Гостинодворцы. Купеческая семейная сага - стр. 17
– Иван, на минуту! – остановил Афанасий Иванович в дверях среднего сына. – У меня чтоб к семи часам быть готовым, слышишь?
– Хорошо-с! – ответил тот и, помявшись несколько секунд на месте, вышел.
Подворотнев заторопился. Обжигаясь горячим чаем, он кое-как допил стакан и юркнул в дверь.
Аршинов посмотрел ему неодобрительно вслед, покачал головой и, громко звякнув чашкой по блюдцу, ушел в свой кабинет, посредине которого стоял письменный стол красного дерева и табуретка, обтянутая кожей. На стенах висели фамильные портреты и вид фабрики, рисованный художником, несомненно отъявленным врагом перспективы. Из труб этой фабрики валил дым толстым, черным столбом и упирался прямо в облако бледно-розового цвета, а по двору фабрики бежали, подняв три ноги, запряженные в телеги лошади, заезжавшие своими ушами в окна третьего этажа.
Остальное «убранство» кабинета заключалось в старом шкафе со стеклянною дверью и нескольких стульях, обтянутых зеленым сафьяном.
Афанасий Иванович сел к столу, вынул из него разграфленную тетрадку и, надев круглые очки, стал заносить в нее какие-то цифры.
Скрипнула дверь.
Афанасий Иванович оторвался от тетрадки и увидал Арину Петровну.
– Занят ты, Афанасий Иванович? – робко справилась она, потупляя глаза.
– Так, кое-что записываю, – ответил тот. – Что случилось?
Арина Петровна редко заходила в кабинет мужа, и то только по какому-нибудь экстренному случаю.
– Ничего не случилось, а так это, думаю, уехал он в город или нет.
Афанасий Иванович посмотрел на жену сверх очков и положил перо.
– Несешь ты какую-то околесную. Садись, коли дело есть.
– Дела, Афанасий Иванович, никакого, – заторопилась Арина Петровна.
– Денег, что ль, надо? – недоумевал Афанасий Иванович.
– Зачем? Нет, не надо, я сяду.
Арина Петровна подвинула стул к письменному столу и утерлась платочком.
– Афанасий Иванович, я к тебе вот зачем! – начала она прерывистым голосом. – По делу я, по семейному, только ты не сердись, Афанасий Иванович.
– Да говори, что такое?
– Видишь ли, Афанасий Иванович, ты, пожалуйста, не подумай, что я тут… я ни при чем, Афанасий Иванович.
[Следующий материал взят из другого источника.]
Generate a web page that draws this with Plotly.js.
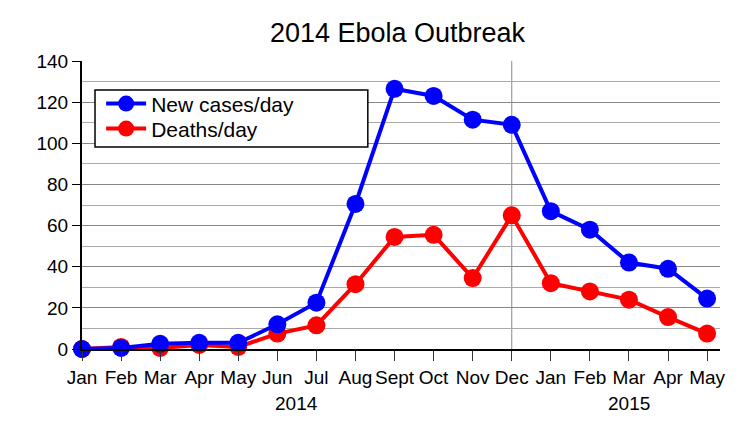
<!DOCTYPE html>
<html>
<head>
<meta charset="utf-8">
<script src="https://cdn.plot.ly/plotly-3.0.1.min.js"></script>
<style>html,body{margin:0;padding:0;background:#fff}#chart{width:750px;height:440px}</style>
</head>
<body>
<div id="chart"></div>
<script>
const months = ["Jan","Feb","Mar","Apr","May","Jun","Jul","Aug","Sept","Oct","Nov","Dec","Jan","Feb","Mar","Apr","May"];
const newCases = [0, 0.5, 2.5, 3, 3, 12, 22.5, 70.5, 126.5, 123, 111.5, 109, 67, 58, 42, 39, 24.5];
const deaths = [0, 1, 0.5, 2, 1, 7.5, 11.5, 31.5, 54.5, 55.5, 34.5, 65, 32, 28, 24, 15.5, 7.5];
const years = ["2014", "2015"];
const yearPos = [5.5, 14];
const xIdx = months.map((m, i) => i);

const traces = [
  {x: xIdx, y: deaths, name: "Deaths/day", mode: "lines+markers", cliponaxis: false, legend: "legend2",
   line: {color: "#ff0000", width: 4}, marker: {color: "#ff0000", size: 18}},
  {x: xIdx, y: newCases, name: "New cases/day", mode: "lines+markers", cliponaxis: false, legend: "legend",
   line: {color: "#0000ff", width: 4}, marker: {color: "#0000ff", size: 18}}
];

const legendBase = {xanchor: "left", yanchor: "middle", borderwidth: 0,
  bgcolor: "rgba(255,255,255,0)", font: {size: 21}, itemwidth: 40};

const layout = {
  width: 750, height: 440,
  margin: {l: 82, r: 30, t: 61, b: 91},
  paper_bgcolor: "#fff", plot_bgcolor: "#fff",
  font: {family: "Liberation Sans, Arial, sans-serif", color: "#000", size: 19},
  title: {text: "2014 Ebola Outbreak", font: {size: 27, color: "#000"}, x: 0.53, xanchor: "center", y: 0.925, yanchor: "middle"},
  showlegend: true,
  legend: Object.assign({x: 0.03, y: 0.851}, legendBase),
  legend2: Object.assign({x: 0.03, y: 0.764}, legendBase),
  xaxis: {range: [0, 16.33], tickmode: "array", tickvals: xIdx, ticktext: months,
          ticks: "outside", ticklen: 10, tickwidth: 1, tickcolor: "#333",
          showgrid: false, zeroline: false, showline: true, linecolor: "#000", linewidth: 2,
          tickfont: {size: 19}, fixedrange: true},
  yaxis: {range: [0, 140], dtick: 20, ticks: "outside", ticklen: 8, tickwidth: 1, tickcolor: "#000",
          showgrid: true, gridcolor: "#888", gridwidth: 1,
          minor: {dtick: 10, showgrid: true, gridcolor: "#aaa", gridwidth: 1},
          zeroline: false, showline: true, linecolor: "#000", linewidth: 2,
          tickfont: {size: 19}, fixedrange: true},
  shapes: [
    {type: "line", xref: "x", yref: "paper", x0: 11, x1: 11, y0: 0, y1: 1,
     line: {color: "#888", width: 1}, layer: "below"},
    {type: "rect", xref: "paper", yref: "paper", x0: 0.0204, x1: 0.448, y0: 0.701, y1: 0.899,
     fillcolor: "#fff", line: {color: "#000", width: 1.5}, layer: "above"}
  ],
  annotations: years.map((t, i) => ({text: t, x: yearPos[i], xref: "x", y: -0.19, yref: "paper",
            showarrow: false, font: {size: 19}, yanchor: "middle"}))
};

Plotly.newPlot("chart", traces, layout, {displayModeBar: false, staticPlot: true});
</script>
</body>
</html>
– Заладила: Афанасий Иванович да Афанасий Иванович! Я давно Афанасий Иванович! – насмешливо проговорил Аршинов, облокачиваясь на стол. – В чем дело?
– Дело такое, Афанасий Иванович, что его надо обдумать хорошенько.
– Да ты говори, что за дело такое, а я уж его обдумаю, – добродушно ответил тот.
– Видишь ли, я, как мать, это должна, ты пойми, как мать, дети для меня все равны, что Андрюша, что Ваня, что Сережа, все больны моему сердцу, Афанасий Иванович.
– Да не мямли ты, пожалуйста, ну равны, ну а дальше что?
– Ты сегодня едешь смотреть невесту для Вани?
– Еду. Об этом я тебе вчера говорил, и ты мое намерение одобрила.
– Не езди, Афанасий Иваныч, нельзя ехать.
– Это почему? – сдвинул тот брови. – Аль за невестой изъяны водятся?
– Что ты, что ты, Господь с тобой, из такой семьи, и вдруг… Нельзя ехать, Афанасий Иваныч, ее… эту… понимаешь… Сережа любит.
Аршинов посмотрел сперва с удивлением на жену, а затем раскатился хохотом.
– Ха-ха-ха! Уморила! Ой, уморила!
– Афанасий Иваныч, не такое это дело, чтобы смеяться.
– Постой, глупая! Наш Сергей ее любит?
– Наш, кому же еще?
– Однако у него губа не дура. То-то я гляжу, что это он бесперечь к Алеевым таскается, а он, изволите видеть, вон для какого развлечения! И крепко любит? По-книжному, поди, а?